Note that compatibility with extras depends on the unit you purchase. Some manufacturers are open, while others test and approve third-party extras. Others are closed systems that limit your options to what that company provides.
How to monitor your home security system
With conventional systems, the only option is to have professional monitoring by the manufacturer. This is usually on a fixed multiyear subscription service. Cancelling the contract before the term expires can leave you owing early termination fees.
In contrast, modern DIY smart systems allow you to monitor security yourself – for free.
This might be fine in low-risk areas. In higher risk areas, you will be responsible for deciding how to react to an alarm. Do you call the police or fire department? Ask a neighbor to check? Ignore it?
Take heed that dealing with security alarms is stressful. How do you function when stressed? Make sure you can handle the responsibility before taking it on.

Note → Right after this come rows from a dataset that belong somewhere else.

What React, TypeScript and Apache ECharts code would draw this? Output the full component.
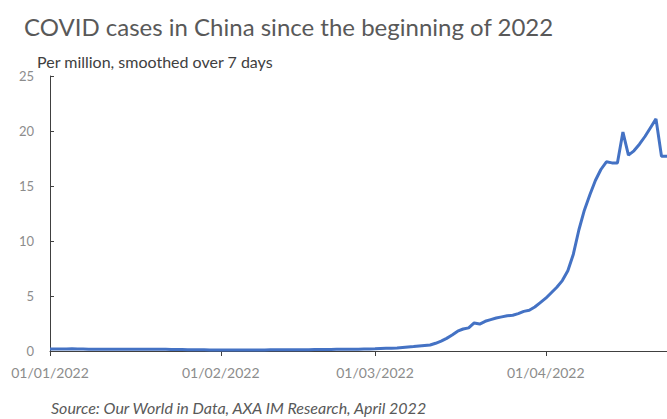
import React, { useEffect, useRef } from "react";
import * as echarts from "echarts";

const startDate = "2022-01-01";
// Daily values, cases per million (7-day smoothed), 1 Jan 2022 .. 23 Apr 2022
const casesPerMillion: number[] = [
  // January (31)
  0.18, 0.18, 0.19, 0.19, 0.2, 0.19, 0.18, 0.17, 0.17, 0.16,
  0.16, 0.16, 0.15, 0.15, 0.15, 0.15, 0.16, 0.16, 0.17, 0.17,
  0.16, 0.15, 0.14, 0.13, 0.13, 0.12, 0.12, 0.11, 0.11, 0.1,
  0.1,
  // February (28)
  0.1, 0.1, 0.1, 0.1, 0.1, 0.1, 0.1, 0.1, 0.1, 0.11,
  0.11, 0.11, 0.11, 0.11, 0.12, 0.12, 0.12, 0.13, 0.13, 0.14,
  0.14, 0.15, 0.15, 0.16, 0.16, 0.17, 0.18, 0.19,
  // March (31)
  0.2, 0.22, 0.24, 0.26, 0.28, 0.32, 0.36, 0.4, 0.45, 0.5,
  0.55, 0.7, 0.9, 1.15, 1.45, 1.8, 2.0, 2.1, 2.55, 2.45,
  2.7, 2.85, 3.0, 3.1, 3.2, 3.25, 3.4, 3.6, 3.7, 4.0,
  4.4,
  // April 1..23
  4.8, 5.3, 5.8, 6.4, 7.3, 8.8, 11.0, 12.8, 14.2, 15.5,
  16.5, 17.2, 17.1, 17.1, 19.9, 17.8, 18.2, 18.8, 19.5, 20.3,
  21.1, 17.7, 17.7,
];

const yTicks = { min: 0, max: 25, interval: 5 };

function buildDates(start: string, n: number): string[] {
  const d0 = new Date(start + "T00:00:00Z");
  const out: string[] = [];
  for (let i = 0; i < n; i++) {
    const d = new Date(d0.getTime() + i * 86400000);
    const dd = String(d.getUTCDate()).padStart(2, "0");
    const mm = String(d.getUTCMonth() + 1).padStart(2, "0");
    out.push(`${dd}/${mm}/${d.getUTCFullYear()}`);
  }
  return out;
}

const dates = buildDates(startDate, casesPerMillion.length);

export default function App() {
  const ref = useRef<HTMLDivElement>(null);
  useEffect(() => {
    if (!ref.current) return;
    const chart = echarts.init(ref.current, undefined, { renderer: "svg" });
    const font = "Lato, 'Open Sans', sans-serif";
    const isMonthStart = (idx: number, val: string) => val.startsWith("01/");
    chart.setOption({
      animation: false,
      backgroundColor: "#ffffff",
      textStyle: { fontFamily: font },
      title: [
        {
          text: "COVID cases in China since the beginning of 2022",
          left: 19,
          top: 9,
          textStyle: { fontFamily: font, fontSize: 24, fontWeight: "normal", color: "#595959" },
        },
        {
          text: "Per million, smoothed over 7 days",
          left: 32,
          top: 47,
          textStyle: { fontFamily: font, fontSize: 16, lineHeight: 18, fontWeight: "normal", color: "#404040" },
        },
        {
          text: "Source: Our World in Data, AXA IM Research, April 2022",
          left: 51,
          top: 398,
          padding: 0,
          textStyle: {
            fontFamily: font,
            fontSize: 16,
            lineHeight: 18,
            fontStyle: "italic",
            fontWeight: "normal",
            color: "#595959",
          },
        },
      ],
      grid: { left: 50, right: 0, top: 76, bottom: 68, containLabel: false },
      xAxis: {
        type: "category",
        data: dates,
        boundaryGap: false,
        axisLine: { lineStyle: { color: "#404040", width: 1 } },
        axisTick: { show: true, interval: isMonthStart, length: 5, lineStyle: { color: "#404040" } },
        axisLabel: {
          interval: isMonthStart,
          color: "#8c8c8c",
          fontSize: 14,
          margin: 14,
          fontFamily: font,
        },
        splitLine: { show: false },
      },
      yAxis: {
        type: "value",
        min: yTicks.min,
        max: yTicks.max,
        interval: yTicks.interval,
        axisLine: { show: true, lineStyle: { color: "#404040", width: 1 } },
        axisTick: { show: true, inside: true, length: 4, lineStyle: { color: "#404040" } },
        axisLabel: { color: "#8c8c8c", fontSize: 13, margin: 16, fontFamily: font },
        splitLine: { show: false },
      },
      series: [
        {
          type: "line",
          data: casesPerMillion,
          showSymbol: false,
          symbol: "none",
          lineStyle: { color: "#4472C4", width: 3 },
          itemStyle: { color: "#4472C4" },
        },
      ],
    });
    return () => chart.dispose();
  }, []);
  return <div ref={ref} style={{ width: 667, height: 419, position: "absolute", left: 0, top: 0 }} />;
}
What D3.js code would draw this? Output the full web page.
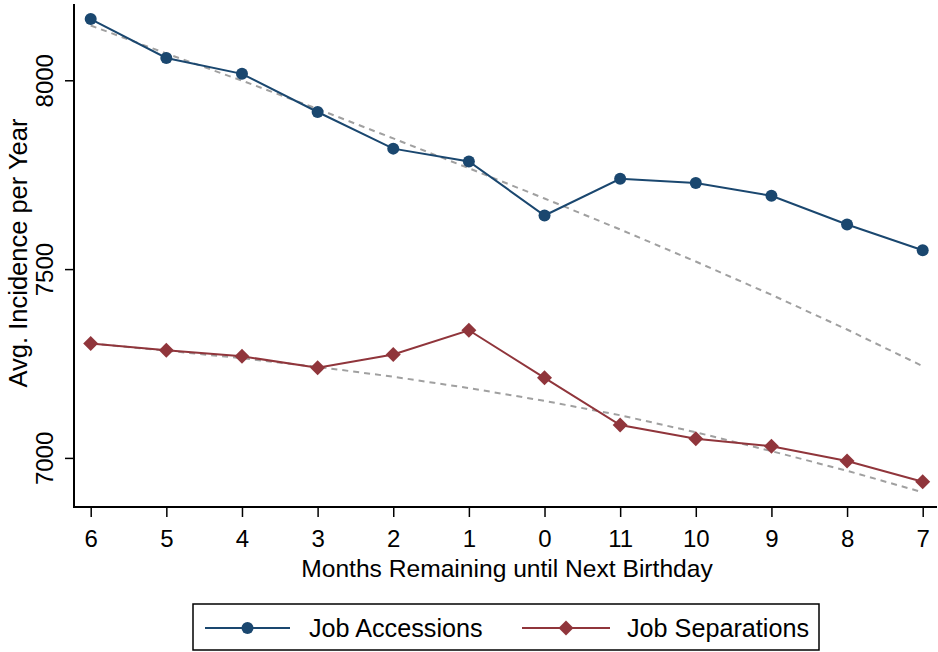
<!DOCTYPE html>
<html><head><meta charset="utf-8">
<script src="https://cdn.jsdelivr.net/npm/d3@7"></script>
<style>
html,body{margin:0;padding:0;background:#fff;}
svg{display:block;font-family:"Liberation Sans",Arial,sans-serif;}
</style></head>
<body>
<svg id="c" width="938" height="652"></svg>
<script>
const months = ["6","5","4","3","2","1","0","11","10","9","8","7"];
const accessions = [8162,8059,8017,7916,7819,7785,7642,7739,7728,7694,7618,7550];
const separations = [7303,7285,7269,7239,7274,7338,7212,7087,7051,7031,6992,6937];
const accessionsFit = [8145,8071,7999,7924,7846,7767,7687,7605,7520,7432,7340,7243];
const separationsFit = [7303,7284,7264,7241,7215,7185,7151,7113,7068,7018,6966,6909];
const yTicks = [7000,7500,8000];
const seriesNames = ["Job Accessions","Job Separations"];

(function(){
const navy = "#1a476f", maroon = "#90353b", gray = "#a0a0a0";
const svg = d3.select("#c");
const pL = 74, pR = 937, pT = 4, pB = 507;

const x = d3.scalePoint().domain(months).range([90.7, 922.7]);
const y = d3.scaleLinear().domain([6870, 8202]).range([pB, pT]);

const line = d3.line().x((d,i)=>x(months[i])).y(d=>y(d));
[accessionsFit, separationsFit].forEach(f=>{
  svg.append("path").attr("d", line(f)).attr("fill","none")
    .attr("stroke",gray).attr("stroke-width",2).attr("stroke-dasharray","6,5");
});

svg.append("path").attr("d", line(accessions)).attr("fill","none").attr("stroke",navy).attr("stroke-width",2);
svg.append("path").attr("d", line(separations)).attr("fill","none").attr("stroke",maroon).attr("stroke-width",2);

svg.selectAll("circle.acc").data(accessions).enter().append("circle")
  .attr("cx",(d,i)=>x(months[i])).attr("cy",d=>y(d)).attr("r",6).attr("fill",navy);
svg.selectAll("path.sep").data(separations).enter().append("path")
  .attr("d", d3.symbol().type(d3.symbolSquare).size(112))
  .attr("transform",(d,i)=>`translate(${x(months[i])},${y(d)}) rotate(45)`).attr("fill",maroon);

const yAxis = svg.append("g").attr("transform",`translate(${pL},0)`)
  .call(d3.axisLeft(y).tickValues(yTicks).tickSize(9).tickFormat(d3.format("d")));
yAxis.select(".domain").attr("d",`M0,${pT}V${pB+1}`).attr("stroke","#000").attr("stroke-width",2);
yAxis.selectAll(".tick line").attr("stroke","#000").attr("stroke-width",1.5);
yAxis.selectAll(".tick text").attr("font-size",24).attr("fill","#000")
  .attr("x",null).attr("dy",null).attr("text-anchor","middle")
  .attr("transform","translate(-21,0) rotate(-90)");

const xAxis = svg.append("g").attr("transform",`translate(0,${pB})`)
  .call(d3.axisBottom(x).tickSize(10).tickPadding(4));
xAxis.select(".domain").attr("d",`M${pL-1},0H${pR}`).attr("stroke","#000").attr("stroke-width",2);
xAxis.selectAll(".tick line").attr("stroke","#000").attr("stroke-width",1.5);
xAxis.selectAll(".tick text").attr("font-size",24).attr("fill","#000").attr("dy",null).attr("y",40);

svg.append("text").attr("x",507).attr("y",577).attr("text-anchor","middle")
  .attr("font-size",24.6).text("Months Remaining until Next Birthday");
svg.append("text").attr("transform","translate(27,253) rotate(-90)").attr("text-anchor","middle")
  .attr("font-size",25.5).text("Avg. Incidence per Year");

const lg = svg.append("g");
lg.append("rect").attr("x",193).attr("y",604).attr("width",626).attr("height",46)
  .attr("fill","#fff").attr("stroke","#000").attr("stroke-width",1.5);
const items = [{name:seriesNames[0],c:navy,x0:205,x1:290,tx:309,m:"c"},{name:seriesNames[1],c:maroon,x0:522,x1:610,tx:627,m:"d"}];
items.forEach(it=>{
  lg.append("line").attr("x1",it.x0).attr("x2",it.x1).attr("y1",628).attr("y2",628).attr("stroke",it.c).attr("stroke-width",2);
  const mx=(it.x0+it.x1)/2;
  if(it.m==="c") lg.append("circle").attr("cx",mx).attr("cy",628).attr("r",6).attr("fill",it.c);
  else lg.append("path").attr("d",d3.symbol().type(d3.symbolSquare).size(112)).attr("transform",`translate(${mx},628) rotate(45)`).attr("fill",it.c);
  lg.append("text").attr("x",it.tx).attr("y",637).attr("font-size",25.2).text(it.name);
});
})();
</script>
</body></html>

Benefits of professional monitoring
In most cases, professional monitoring packages come with a round-the-clock watch by security staff. When an alarm goes off, they will first call the homeowner. If they can’t reach them, they will attempt to notify the listed secondary contacts. In case they can’t reach anyone, they will call the police. If your package includes smoke alarm coverage, they will call the fire department.
Like insurance policies, monitoring contracts are complex, with lots of fine print. Before signing up for a plan, read every single detail to comprehend what you are getting yourself into.
A smart home security system is a burglar alarm with sensors that connect to your smartphone or tablet. This means that you can be alerted if a motion sensor detects an intruder, no matter your location.
Most systems work with a range of different sensors. This means you can stack on more sensors, cameras and numerous smart functions.